The Big Sleep
Today's subject is Great Big Natural Disasters. And one of the biggest ever was the Permian Extinction.
The Permian Extinction happened 250 million years ago, signaling the end of what geologists call the Permian Period. It was a disaster so big it wiped out 70 percent of life on land, and an unbelievable 95 percent of life in the ocean. Though often confused as the event that killed off the dinosaurs, the Permian Extinction happened long before dinosaurs roamed the Earth.
Scientists have long debated what kind of event could result in that much dying off of species, from volcanic activity to a change in ocean salinity.
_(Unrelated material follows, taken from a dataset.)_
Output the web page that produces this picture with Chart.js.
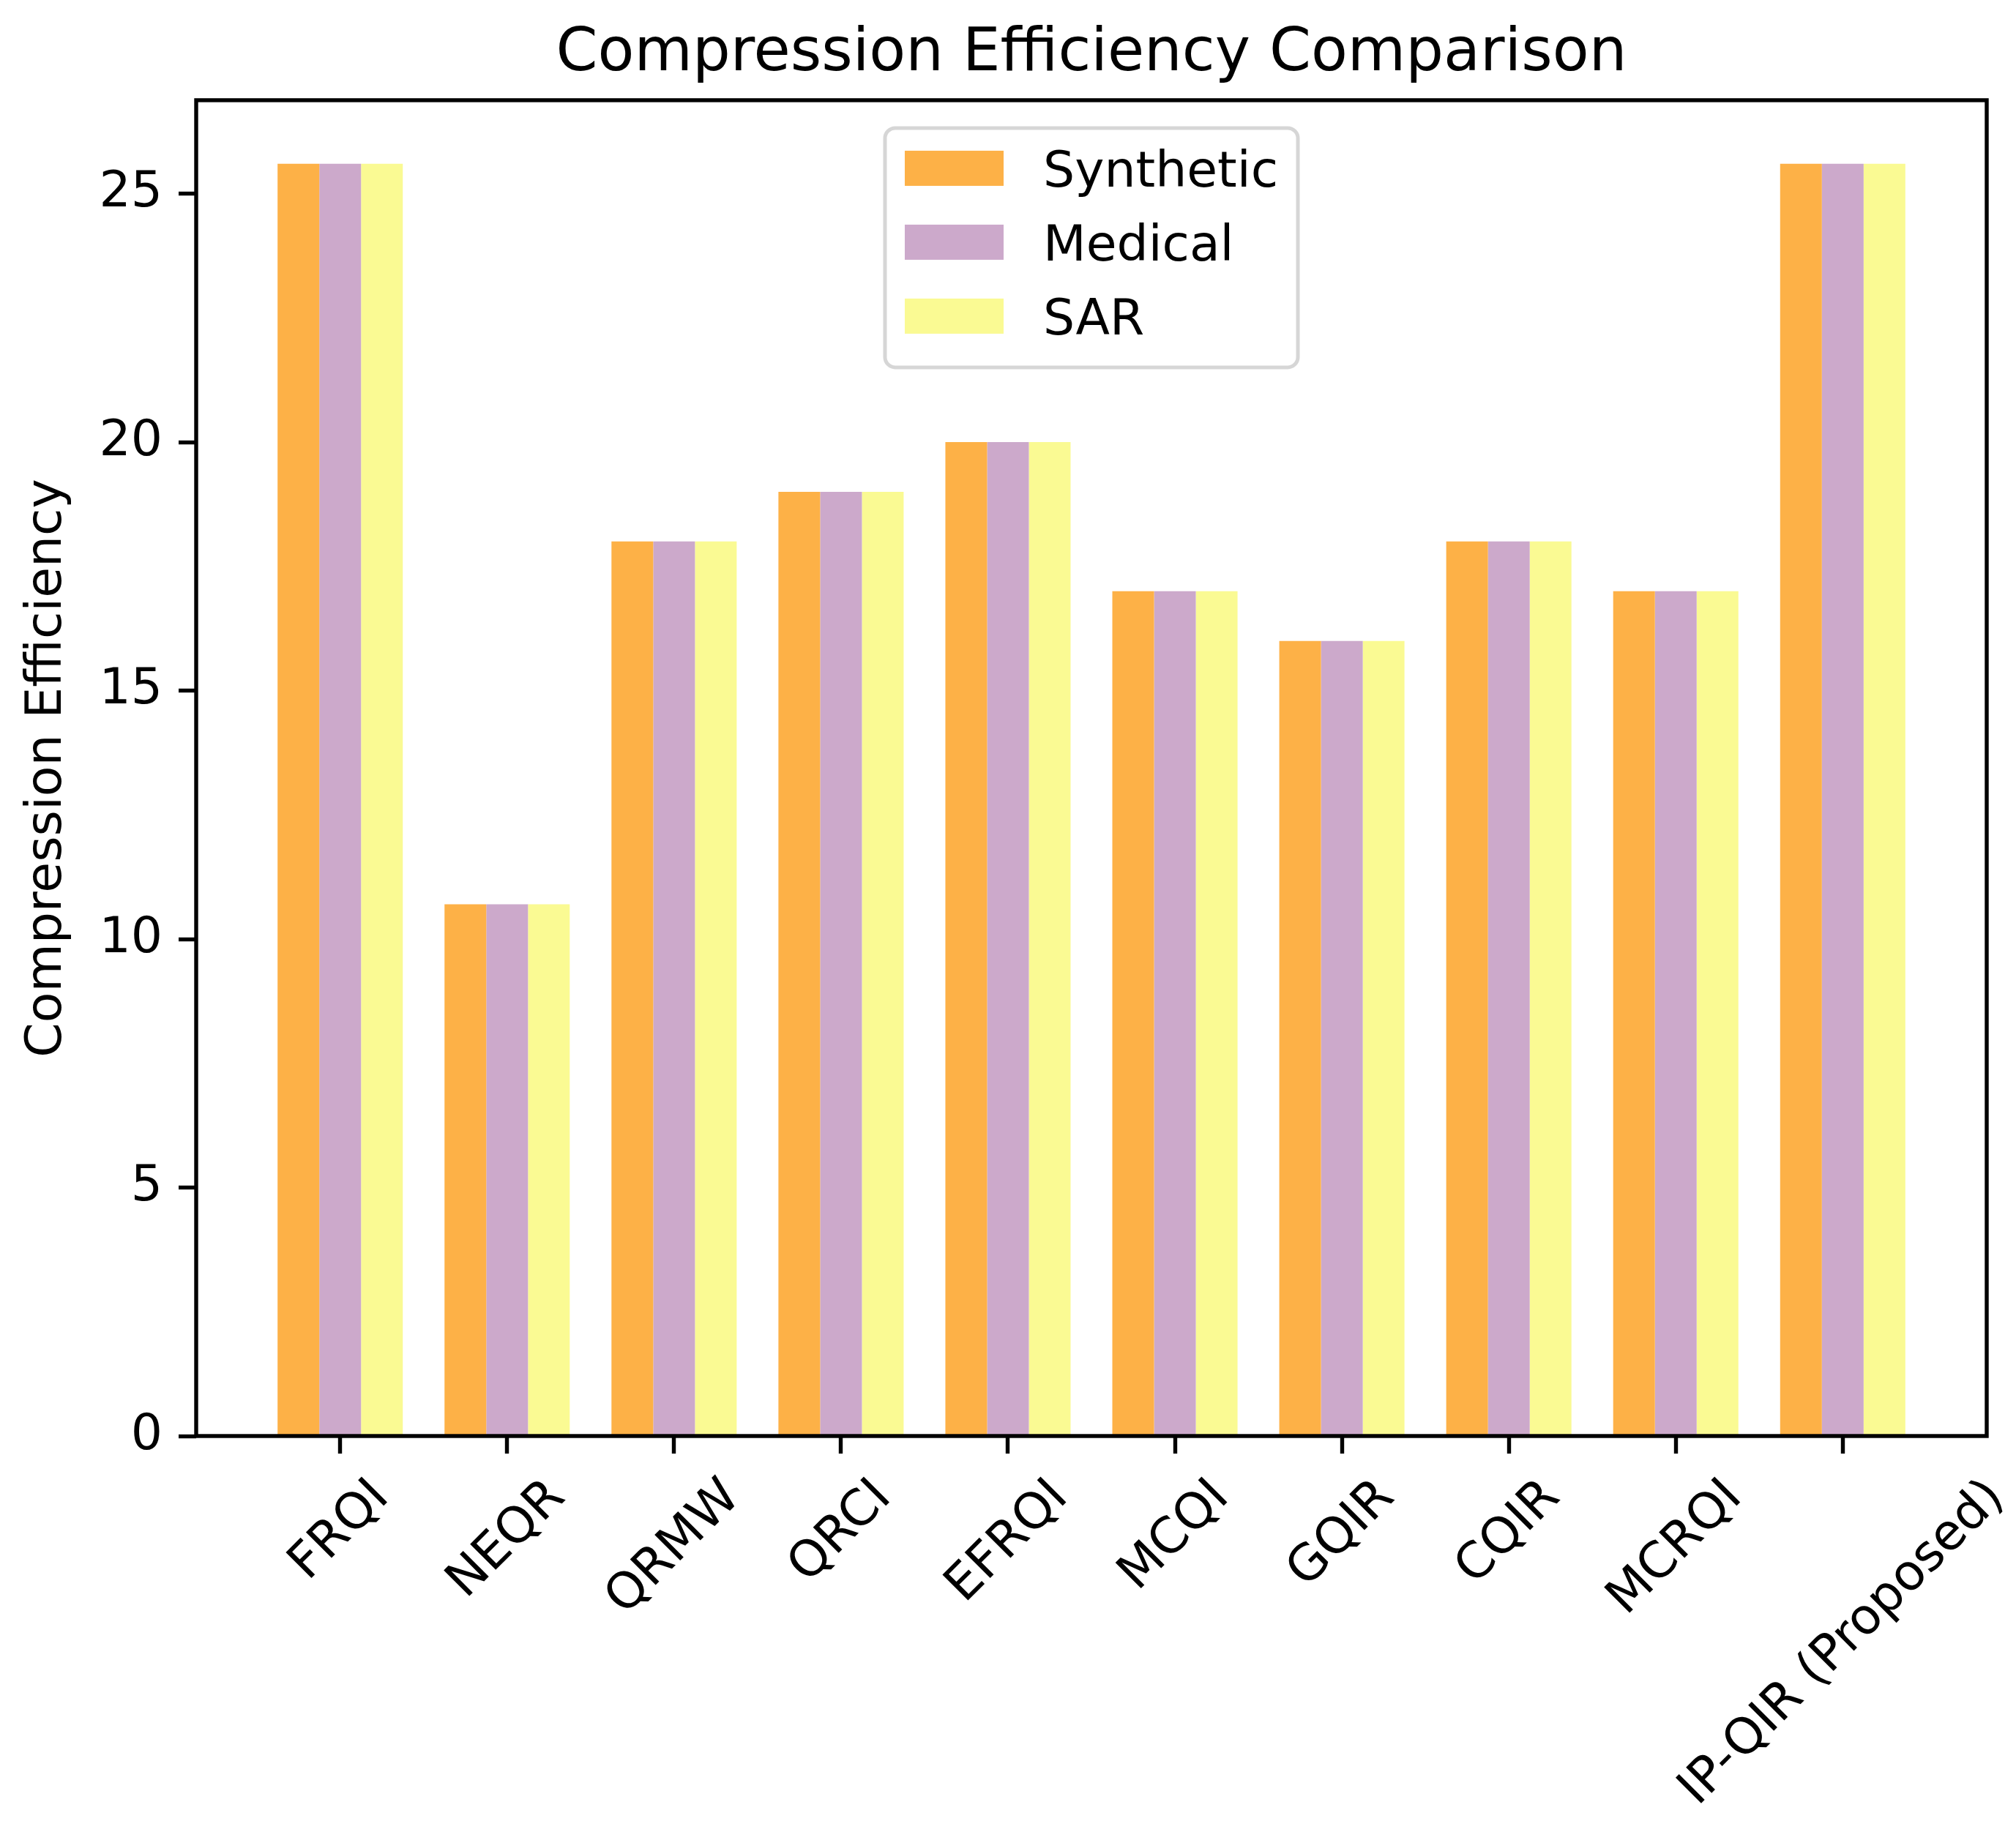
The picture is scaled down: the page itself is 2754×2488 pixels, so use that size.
<!DOCTYPE html>
<html>
<head>
<meta charset="utf-8">
<title>Compression Efficiency Comparison</title>
<script src="https://cdn.jsdelivr.net/npm/chart.js@4"></script>
<style>
  html, body { margin: 0; padding: 0; background: #ffffff; }
  #wrap { width: 2754px; height: 2488px; }
</style>
</head>
<body>
<div id="wrap"><canvas id="efficiencyChart" width="2754" height="2488"></canvas></div>
<script>
// Data
const categories = ['FRQI', 'NEQR', 'QRMW', 'QRCI', 'EFRQI', 'MCQI', 'GQIR', 'CQIR', 'MCRQI', 'IP-QIR (Proposed)'];
const seriesNames = ['Synthetic', 'Medical', 'SAR'];
const synthetic = [25.6, 10.7, 18, 19, 20, 17, 16, 18, 17, 25.6];
const medical   = [25.6, 10.7, 18, 19, 20, 17, 16, 18, 17, 25.6];
const sar       = [25.6, 10.7, 18, 19, 20, 17, 16, 18, 17, 25.6];
const yTicks = [0, 5, 10, 15, 20, 25];

const seriesValues = [synthetic, medical, sar];
const seriesColors = ['#FDB147', '#CCA9CB', '#FAFA93'];

const FONT = 68;          // 10pt in the reference
const TICK_LEN = 24;
const LINE_W = 5.4;

// matplotlib-like autoscale: 5% headroom on y, margins on x
const yMax = Math.max(...synthetic, ...medical, ...sar) * 1.05;
const xMin = -0.8625;
const xMax = categories.length - 1 + 0.8625;

Chart.defaults.font.family = '"DejaVu Sans", sans-serif';
Chart.defaults.color = '#000';

// Frame around the axes plus the rotated category labels (centered on ticks)
const frameAndLabels = {
    id: 'frameAndLabels',
    afterDatasetsDraw(chart) {
        const { ctx, chartArea: a } = chart;
        const xScale = chart.scales.x;

        ctx.save();
        ctx.strokeStyle = '#000';
        ctx.lineWidth = LINE_W;
        ctx.strokeRect(a.left, a.top, a.right - a.left, a.bottom - a.top);

        ctx.font = `${FONT}px "DejaVu Sans"`;
        ctx.fillStyle = '#000';
        ctx.textAlign = 'center';
        ctx.textBaseline = 'middle';
        const labelTop = a.bottom + TICK_LEN + 24;
        categories.forEach((label, i) => {
            const w = ctx.measureText(label).width;
            const half = (w + FONT * 1.05) * Math.SQRT1_2 / 2;
            ctx.save();
            ctx.translate(xScale.getPixelForValue(i), labelTop + half);
            ctx.rotate(-Math.PI / 4);
            ctx.fillText(label, 0, 0);
            ctx.restore();
        });
        ctx.restore();
    }
};

// Legend box in the upper center of the axes
const legendBox = {
    id: 'legendBox',
    afterDatasetsDraw(chart) {
        const { ctx, chartArea: a } = chart;
        const items = chart.data.datasets;
        ctx.save();
        ctx.font = `${FONT}px "DejaVu Sans"`;
        const textW = Math.max(...items.map(d => ctx.measureText(d.label).width));
        const pad = 27, handleW = 135, handleH = 48, gap = 54, rowH = 101;
        const boxW = pad + handleW + gap + textW + pad;
        const boxH = 327;
        const left = (a.left + a.right) / 2 - boxW / 2;
        const top = a.top + 38;

        ctx.beginPath();
        ctx.roundRect(left, top, boxW, boxH, 14);
        ctx.fillStyle = 'rgba(255,255,255,0.8)';
        ctx.fill();
        ctx.strokeStyle = 'rgba(204,204,204,0.8)';
        ctx.lineWidth = 5;
        ctx.stroke();

        ctx.textAlign = 'left';
        ctx.textBaseline = 'alphabetic';
        items.forEach((d, i) => {
            const cy = top + 55 + i * rowH;
            ctx.fillStyle = d.backgroundColor;
            ctx.fillRect(left + pad, cy - handleH / 2, handleW, handleH);
            ctx.fillStyle = '#000';
            ctx.fillText(d.label, left + pad + handleW + gap, cy + FONT * 0.365);
        });
        ctx.restore();
    }
};

const ctx = document.getElementById('efficiencyChart');
new Chart(ctx, {
    type: 'bar',
    data: {
        datasets: seriesNames.map((name, k) => ({
            label: name,
            data: categories.map((c, i) => ({ x: i, y: seriesValues[k][i] })),
            backgroundColor: seriesColors[k],
            borderWidth: 0,
            categoryPercentage: 0.75,
            barPercentage: 1.0
        }))
    },
    options: {
        responsive: false,
        animation: false,
        layout: { padding: { top: 0, left: 0, right: 40, bottom: 0 } },
        plugins: {
            legend: { display: false },
            tooltip: { enabled: false },
            title: {
                display: true,
                text: 'Compression Efficiency Comparison',
                fullSize: false,
                color: '#000',
                font: { size: 81.6, weight: 'normal', lineHeight: 1.2 },
                padding: { top: 26, bottom: 13 }
            }
        },
        scales: {
            x: {
                type: 'linear',
                min: xMin,
                max: xMax,
                offset: false,
                grid: {
                    offset: false,
                    drawOnChartArea: false,
                    drawTicks: true,
                    tickLength: TICK_LEN,
                    tickWidth: LINE_W,
                    tickColor: '#000'
                },
                border: { display: false },
                ticks: { display: false },
                afterBuildTicks: (scale) => {
                    scale.ticks = categories.map((c, i) => ({ value: i }));
                },
                afterFit: (scale) => { scale.height = 526; }
            },
            y: {
                type: 'linear',
                min: 0,
                max: yMax,
                grid: {
                    drawOnChartArea: false,
                    drawTicks: true,
                    tickLength: TICK_LEN,
                    tickWidth: LINE_W,
                    tickColor: '#000'
                },
                border: { display: false },
                ticks: { color: '#000', font: { size: FONT }, padding: 22 },
                afterBuildTicks: (scale) => {
                    scale.ticks = yTicks.map(v => ({ value: v }));
                },
                title: {
                    display: true,
                    text: 'Compression Efficiency',
                    color: '#000',
                    font: { size: FONT },
                    padding: { top: 25, bottom: 0 }
                },
                afterFit: (scale) => { scale.width = 268; }
            }
        }
    },
    plugins: [frameAndLabels, legendBox]
});
</script>
</body>
</html>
A team of researchers went to Graphite Peak in Antarctica to study the strata layer between the Permian period and the Triassic period. To their surprise, they found little metallic particles inside the transitional layer. Removing them with magnets, they did chemical analyses.
What they found was meteorite particles. This is very strong evidence that the great Permian Extinction was caused by a meteorite colliding with Earth.
A meteorite is also what caused the extinction of the dinosaurs. Different rock, different era--but the same phenomenon.
Throughout its history, Earth has been periodically struck from space again and again. When this happens, the biosphere is radically changed. Sometimes--as was the case with the Permian Extinction--it has been all but obliterated. Life, however, has found a way back time and again, even after such Great Big Disasters.